DIRECTION: Copy from the first line below down to and including the line with "const topTicks = [0, 0.2, 0.4, 0.6, 0.8, 1.0, 1.2, 1.4];". Skip the pictures.
— start STORED DATA —
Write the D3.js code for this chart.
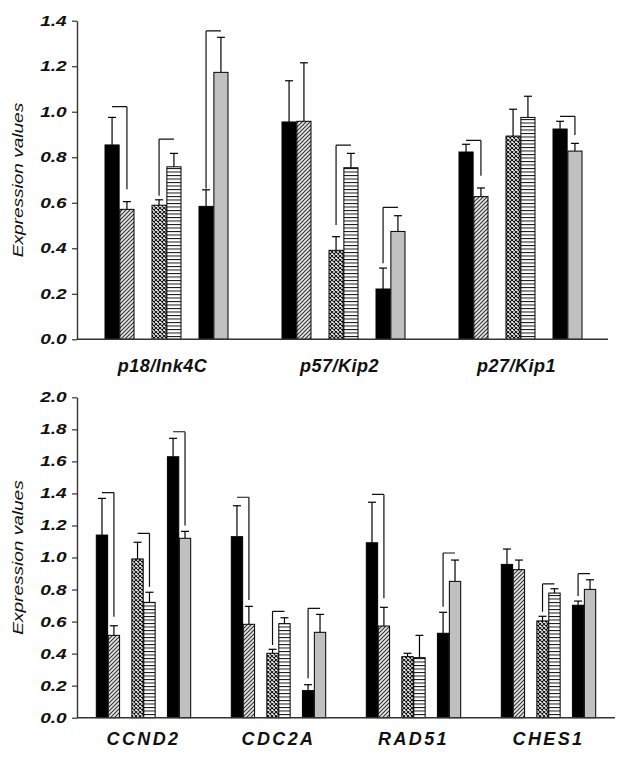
<!DOCTYPE html>
<html><head><meta charset="utf-8">
<script src="https://cdn.jsdelivr.net/npm/d3@7"></script>
<style>
body{margin:0;background:#fff;}
svg{display:block;}
</style></head>
<body>
<svg id="chart" width="628" height="761"></svg>
<script>
// ---------- data ----------
const seriesKeys = ["black1", "hatch", "cross", "stripe", "black2", "gray"];

const topCategories = ["p18/Ink4C", "p57/Kip2", "p27/Kip1"];
const topMeans = [
  [0.854, 0.571, 0.589, 0.758, 0.584, 1.173],
  [0.955, 0.958, 0.391, 0.754, 0.221, 0.474],
  [0.823, 0.627, 0.893, 0.975, 0.924, 0.827]
];
const topErrors = [
  [0.121, 0.034, 0.024, 0.059, 0.073, 0.154],
  [0.181, 0.257, 0.060, 0.063, 0.092, 0.069],
  [0.034, 0.038, 0.118, 0.093, 0.034, 0.034]
];
// [group, pair, bracket level, leg side (0 = left bar, 1 = right bar), leg end value]
const topBrackets = [
  [0, 0, 1.022, 1, 0.659],
  [0, 1, 0.880, 0, 0.631],
  [0, 2, 1.355, 0, 0.663],
  [1, 1, 0.853, 0, 0.502],
  [1, 2, 0.580, 0, 0.334],
  [2, 0, 0.874, 1, 0.719],
  [2, 2, 0.980, 1, 0.898]
];
const topTicks = [0, 0.2, 0.4, 0.6, 0.8, 1.0, 1.2, 1.4];

const botCategories = ["CCND2", "CDC2A", "RAD51", "CHES1"];
const botMeans = [
  [1.140, 0.514, 0.991, 0.720, 1.629, 1.120],
  [1.130, 0.583, 0.402, 0.587, 0.169, 0.533],
  [1.092, 0.572, 0.381, 0.375, 0.527, 0.851],
  [0.957, 0.924, 0.604, 0.778, 0.702, 0.801]
];
const botErrors = [
  [0.229, 0.060, 0.104, 0.063, 0.115, 0.043],
  [0.193, 0.112, 0.025, 0.037, 0.037, 0.112],
  [0.253, 0.117, 0.021, 0.139, 0.131, 0.133],
  [0.096, 0.060, 0.029, 0.027, 0.026, 0.060]
];
const botBrackets = [
  [0, 0, 1.405, 1, 0.630],
  [0, 1, 1.151, 1, 0.818],
  [0, 2, 1.785, 1, 1.199],
  [1, 0, 1.376, 1, 0.735],
  [1, 1, 0.664, 0, 0.454],
  [1, 2, 0.683, 0, 0.246],
  [2, 0, 1.394, 1, 0.745],
  [2, 2, 1.028, 0, 0.693],
  [3, 1, 0.835, 0, 0.662],
  [3, 2, 0.899, 0, 0.760]
];
const botTicks = [0, 0.2, 0.4, 0.6, 0.8, 1.0, 1.2, 1.4, 1.6, 1.8, 2.0];

const yTitle = "Expression values";

// ---------- drawing ----------
const svg = d3.select("#chart");
const defs = svg.append("defs");

// patterns
const pHatch = defs.append("pattern").attr("id", "hatch").attr("patternUnits", "userSpaceOnUse")
  .attr("width", 4).attr("height", 4);
pHatch.append("rect").attr("width", 4).attr("height", 4).attr("fill", "#e6e6e6");
pHatch.append("path").attr("d", "M-1,1 l2,-2 M0,4 l4,-4 M3,5 l2,-2")
  .attr("stroke", "#333").attr("stroke-width", 1.1);

const pCross = defs.append("pattern").attr("id", "cross").attr("patternUnits", "userSpaceOnUse")
  .attr("width", 4).attr("height", 4);
pCross.append("rect").attr("width", 4).attr("height", 4).attr("fill", "#fff");
pCross.append("path").attr("d", "M0,0 L4,4 M4,0 L0,4")
  .attr("stroke", "#111").attr("stroke-width", 1.1);

const pStripe = defs.append("pattern").attr("id", "stripe").attr("patternUnits", "userSpaceOnUse")
  .attr("width", 4).attr("height", 3.5);
pStripe.append("rect").attr("width", 4).attr("height", 3.5).attr("fill", "#fff");
pStripe.append("line").attr("x1", 0).attr("x2", 4).attr("y1", 0.5).attr("y2", 0.5)
  .attr("stroke", "#111").attr("stroke-width", 1);

const fills = {
  black1: "#000", hatch: "url(#hatch)", cross: "url(#cross)",
  stripe: "url(#stripe)", black2: "#000", gray: "#c0c0c0"
};

function panel(cfg) {
  const g = svg.append("g");
  const y = d3.scaleLinear().domain([0, cfg.ymax]).range([cfg.y0, cfg.y1]);
  const n = cfg.categories.length;
  const x0 = d3.scaleBand().domain(cfg.categories)
    .range([cfg.gStart, cfg.gStart + n * cfg.gPitch - (cfg.gPitch - cfg.gWidth)])
    .paddingInner((cfg.gPitch - cfg.gWidth) / cfg.gPitch);
  const xPair = d3.scaleBand().domain([0, 1, 2]).range([0, x0.bandwidth()])
    .paddingInner(cfg.pairPad);
  const xBar = d3.scaleBand().domain([0, 1]).range([0, xPair.bandwidth()]).paddingInner(0.05);

  const barX = (gi, si) => x0(cfg.categories[gi]) + xPair(Math.floor(si / 2)) + xBar(si % 2);
  const bw = xBar.bandwidth();
  const cx = (gi, si) => barX(gi, si) + bw / 2;

  // bars
  cfg.means.forEach((row, gi) => {
    row.forEach((v, si) => {
      g.append("rect")
        .attr("x", barX(gi, si)).attr("y", y(v))
        .attr("width", bw).attr("height", y(0) - y(v))
        .attr("fill", fills[seriesKeys[si]])
        .attr("stroke", "#000").attr("stroke-width", 1);
      const e = cfg.errors[gi][si];
      const xc = cx(gi, si);
      g.append("line").attr("x1", xc).attr("x2", xc)
        .attr("y1", y(v)).attr("y2", y(v + e))
        .attr("stroke", "#000").attr("stroke-width", 1.2);
      g.append("line").attr("x1", xc - 4).attr("x2", xc + 4)
        .attr("y1", y(v + e)).attr("y2", y(v + e))
        .attr("stroke", "#000").attr("stroke-width", 1.2);
    });
  });

  // brackets
  cfg.brackets.forEach(([gi, pi, lvl, side, end]) => {
    const xa = cx(gi, pi * 2), xb = cx(gi, pi * 2 + 1);
    const xl = side === 0 ? xa : xb;
    g.append("path")
      .attr("d", `M${xa},${y(lvl)} L${xb},${y(lvl)} M${xl},${y(lvl)} L${xl},${y(end)}`)
      .attr("fill", "none").attr("stroke", "#111").attr("stroke-width", 1.2);
  });

  // y axis
  const ax = g.append("g").attr("transform", `translate(${cfg.axisX},0)`)
    .call(d3.axisLeft(y).tickValues(cfg.ticks).tickFormat(d3.format(".1f"))
      .tickSize(5).tickSizeOuter(0).tickPadding(3));
  ax.select(".domain").attr("stroke", "#333").attr("stroke-width", 1.4);
  ax.selectAll(".tick line").attr("stroke", "#333").attr("stroke-width", 1.2);
  ax.selectAll(".tick text")
    .attr("font-family", "Liberation Sans, Arial, sans-serif")
    .attr("font-size", 14).attr("font-weight", "bold").attr("font-style", "italic")
    .attr("fill", "#111")
    .attr("x", -7.6)
    .attr("transform", "scale(1.36,1)");

  // x axis line
  g.append("line").attr("x1", cfg.axisX).attr("x2", cfg.axisEnd)
    .attr("y1", y(0)).attr("y2", y(0))
    .attr("stroke", "#333").attr("stroke-width", 1.4);

  // category labels
  g.selectAll(".cat").data(cfg.categories).enter().append("text")
    .attr("x", d => x0(d) + x0.bandwidth() / 2 + cfg.labelShift)
    .attr("y", cfg.labelY)
    .attr("text-anchor", "middle")
    .attr("font-family", "Liberation Sans, Arial, sans-serif")
    .attr("font-size", 18).attr("font-weight", "bold").attr("font-style", "italic")
    .attr("letter-spacing", cfg.letterSpacing)
    .attr("fill", "#111")
    .text(d => d);

  // y title
  g.append("text")
    .attr("transform", `translate(${cfg.titleX},${(cfg.y0 + cfg.y1) / 2}) rotate(-90) scale(1.27,1)`)
    .attr("text-anchor", "middle")
    .attr("font-family", "Liberation Sans, Arial, sans-serif")
    .attr("font-size", 15).attr("font-style", "italic")
    .attr("fill", "#111")
    .text(yTitle);
}

panel({
  categories: topCategories, means: topMeans, errors: topErrors, brackets: topBrackets,
  ticks: topTicks, ymax: 1.4, y0: 339.3, y1: 20.7,
  gStart: 105, gPitch: 177, gWidth: 123, pairPad: 0.383,
  axisX: 77, axisEnd: 608, labelY: 372, labelShift: -4, letterSpacing: 0.5, titleX: 23
});

panel({
  categories: botCategories, means: botMeans, errors: botErrors, brackets: botBrackets,
  ticks: botTicks, ymax: 2.0, y0: 717.7, y1: 397.3,
  gStart: 96.3, gPitch: 135, gWidth: 94.4, pairPad: 0.345,
  axisX: 77, axisEnd: 615, labelY: 745, labelShift: 0, letterSpacing: 2.4, titleX: 23
});
</script>
</body></html>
— end STORED DATA —
TASK RESULT:
Write the D3.js code for this chart.
<!DOCTYPE html>
<html><head><meta charset="utf-8">
<script src="https://cdn.jsdelivr.net/npm/d3@7"></script>
<style>
body{margin:0;background:#fff;}
svg{display:block;}
</style></head>
<body>
<svg id="chart" width="628" height="761"></svg>
<script>
// ---------- data ----------
const seriesKeys = ["black1", "hatch", "cross", "stripe", "black2", "gray"];

const topCategories = ["p18/Ink4C", "p57/Kip2", "p27/Kip1"];
const topMeans = [
  [0.854, 0.571, 0.589, 0.758, 0.584, 1.173],
  [0.955, 0.958, 0.391, 0.754, 0.221, 0.474],
  [0.823, 0.627, 0.893, 0.975, 0.924, 0.827]
];
const topErrors = [
  [0.121, 0.034, 0.024, 0.059, 0.073, 0.154],
  [0.181, 0.257, 0.060, 0.063, 0.092, 0.069],
  [0.034, 0.038, 0.118, 0.093, 0.034, 0.034]
];
// [group, pair, bracket level, leg side (0 = left bar, 1 = right bar), leg end value]
const topBrackets = [
  [0, 0, 1.022, 1, 0.659],
  [0, 1, 0.880, 0, 0.631],
  [0, 2, 1.355, 0, 0.663],
  [1, 1, 0.853, 0, 0.502],
  [1, 2, 0.580, 0, 0.334],
  [2, 0, 0.874, 1, 0.719],
  [2, 2, 0.980, 1, 0.898]
];
const topTicks = [0, 0.2, 0.4, 0.6, 0.8, 1.0, 1.2, 1.4];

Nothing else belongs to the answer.